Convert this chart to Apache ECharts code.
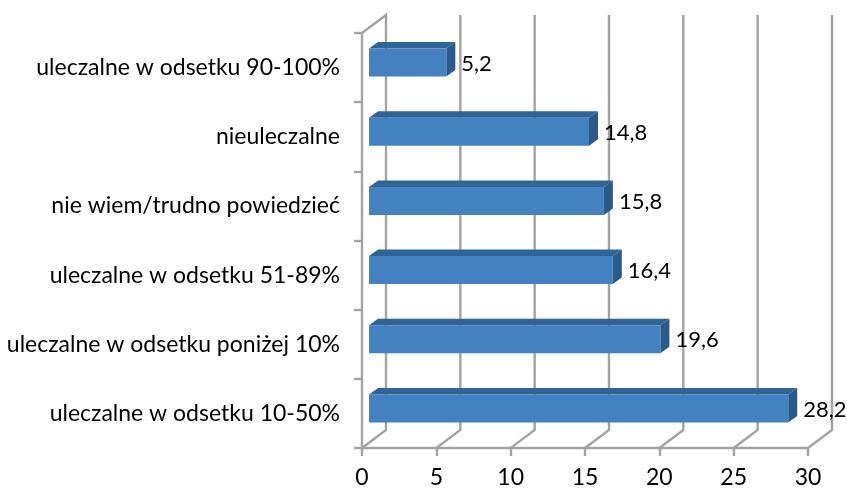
<!DOCTYPE html>
<html><head><meta charset="utf-8">
<style>html,body{margin:0;padding:0;background:#fff}#c{width:847px;height:488px}</style>
<script src="https://cdn.jsdelivr.net/npm/echarts@6/dist/echarts.min.js"></script>
</head><body><div id="c"></div>
<script>
const categories = ['uleczalne w odsetku 10-50%','uleczalne w odsetku poniżej 10%','uleczalne w odsetku 51-89%','nie wiem/trudno powiedzieć','nieuleczalne','uleczalne w odsetku 90-100%'];
const values = [28.2,19.6,16.4,15.8,14.8,5.2];
const xTicks = [0,5,10,15,20,25,30];
const wallDx = 24, wallDy = -18;
const barInsetX = 7, barInsetY = -5, barDepthX = 9, barDepthY = -6.5, barHeight = 28;
const gridColor = '#a3a3a3';
const chart = echarts.init(document.getElementById('c'));
function pts(p){return {points:p};}
chart.setOption({
  animation:false,
  textStyle:{fontFamily:'Lato'},
  grid:{left:362,right:39,top:33,bottom:40,outerBoundsMode:'none'},
  xAxis:{type:'value',min:0,max:30,interval:5,
    axisLine:{show:true,lineStyle:{color:gridColor,width:2.4}},
    axisTick:{show:true,length:8,lineStyle:{color:gridColor,width:2.4}},
    splitLine:{show:false},
    axisLabel:{color:'#000',fontSize:23,margin:18,fontFamily:'Lato'}},
  yAxis:{type:'category',data:categories,
    axisLine:{show:true,lineStyle:{color:gridColor,width:2.4}},
    axisTick:{show:true,length:8,alignWithLabel:false,lineStyle:{color:gridColor,width:2.4}},
    axisLabel:{color:'#000',fontSize:23,margin:22,fontFamily:'Lato'}},
  series:[
    {type:'custom',z:1,silent:true,clip:false,data:xTicks.map(v=>[v,0]),encode:{x:0},
     renderItem(params,api){
       const v=api.value(0), cs=params.coordSys;
       const x=api.coord([v,0])[0], top=cs.y, bot=cs.y+cs.height;
       const style={stroke:gridColor,lineWidth:2.4,fill:null};
       return {type:'polyline',shape:pts([[x,bot],[x+wallDx,bot+wallDy],[x+wallDx,top+wallDy]].concat(v===0?[[x,top]]:[])),style};
     }},
    {type:'custom',z:3,silent:true,clip:false,
     data:values.map((v,i)=>[v,i]),encode:{x:0,y:1},
     renderItem(params,api){
       const v=api.value(0), i=api.value(1);
       const c0=api.coord([0,i]), c1=api.coord([v,i]);
       const xL=c0[0]+barInsetX, xR=c1[0]+barInsetX;
       const yc=c0[1]+barInsetY, yT=yc-barHeight/2, yB=yc+barHeight/2;
       return {type:'group',children:[
         {type:'polygon',shape:pts([[xL,yT],[xL+barDepthX,yT+barDepthY],[xR+barDepthX,yT+barDepthY],[xR,yT]]),style:{fill:'#2f6596'}},
         {type:'polygon',shape:pts([[xR,yT],[xR+barDepthX,yT+barDepthY],[xR+barDepthX,yB+barDepthY],[xR,yB]]),style:{fill:'#285a8a'}},
         {type:'rect',shape:{x:xL,y:yT,width:xR-xL,height:barHeight},style:{fill:'#4481c0'}},
         {type:'text',style:{text:String(v).replace('.',','),x:xR+15,y:yc+1,fill:'#000',font:'22px Lato',textAlign:'left',textVerticalAlign:'middle'}}
       ]};
     }}
  ]
});
</script></body></html>
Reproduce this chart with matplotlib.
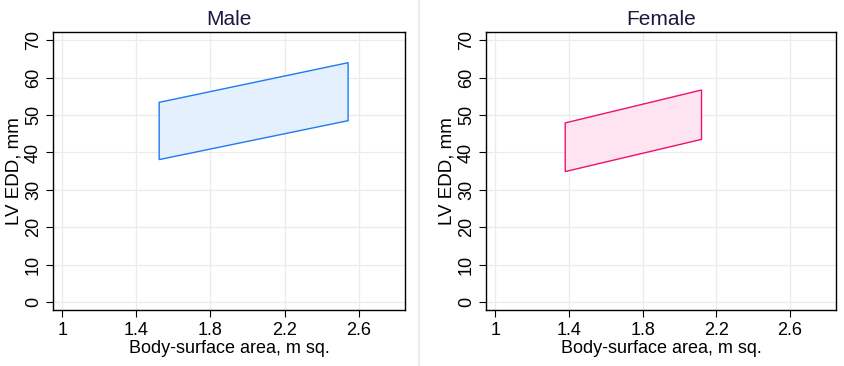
import matplotlib.pyplot as plt
from matplotlib.patches import Polygon

plt.rcParams["font.family"] = ["Liberation Sans", "DejaVu Sans"]

# parallelogram corners: BSA (x) and LV EDD (y), traced around
male_bsa = [1.523, 2.543, 2.543, 1.523]
male_edd = [38.1, 48.5, 64.0, 53.4]
female_bsa = [1.38, 2.12, 2.12, 1.38]
female_edd = [34.9, 43.5, 56.7, 47.9]

x_ticks = [1, 1.4, 1.8, 2.2, 2.6]
x_tick_labels = ["1", "1.4", "1.8", "2.2", "2.6"]
y_ticks = [0, 10, 20, 30, 40, 50, 60, 70]

panels = [
    ("Male", male_bsa, male_edd, "#1f7bf0", "#e4f0fd"),
    ("Female", female_bsa, female_edd, "#ec1270", "#fde4f0"),
]

fig = plt.figure(figsize=(8.45, 3.66), dpi=100)
boxes = [[53 / 845, 56 / 366, 352 / 845, 278 / 366],
         [486 / 845, 56 / 366, 350 / 845, 278 / 366]]

for box, (title, xs, ys, edge, fill) in zip(boxes, panels):
    ax = fig.add_axes(box)
    ax.add_patch(Polygon(list(zip(xs, ys)), closed=True, facecolor=fill,
                         edgecolor=edge, linewidth=1.0, zorder=3))
    ax.set_xlim(0.95, 2.85)
    ax.set_ylim(-2.1, 72.2)
    ax.set_xticks(x_ticks)
    ax.set_xticklabels(x_tick_labels)
    ax.set_yticks(y_ticks)
    ax.tick_params(axis="y", labelrotation=90, pad=3)
    for lbl in ax.get_yticklabels():
        lbl.set_va("center")
    ax.tick_params(labelsize=13, length=5, width=0.8, colors="black", direction="out")
    ax.grid(True, color="#e8ecee", linewidth=0.9, zorder=0)
    ax.set_axisbelow(True)
    for s in ax.spines.values():
        s.set_linewidth(1.0)
    ax.set_title(title, fontsize=15, color="#1a1a40", pad=5)
    ax.set_xlabel("Body-surface area, m sq.", fontsize=13, labelpad=1)
    ax.set_ylabel("LV EDD, mm", fontsize=13.5, labelpad=2)

# faint divider between the two graphs
fig.add_artist(plt.Line2D([419.5 / 845, 419.5 / 845], [0, 1], color="#ececec", linewidth=1.5))

fig.savefig("out.png", dpi=100)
--------------------
### EXERCISE AIM
Pictures are not part of the copy. Write out only the lines from the one containing "Reproduce this chart with matplotlib." through the one containing "female_edd = [34.9, 43.5, 56.7, 47.9]", exactly as they stand, both included.

### OUTPUT FOR THIS TASK
Reproduce this chart with matplotlib.
import matplotlib.pyplot as plt
from matplotlib.patches import Polygon

plt.rcParams["font.family"] = ["Liberation Sans", "DejaVu Sans"]

# parallelogram corners: BSA (x) and LV EDD (y), traced around
male_bsa = [1.523, 2.543, 2.543, 1.523]
male_edd = [38.1, 48.5, 64.0, 53.4]
female_bsa = [1.38, 2.12, 2.12, 1.38]
female_edd = [34.9, 43.5, 56.7, 47.9]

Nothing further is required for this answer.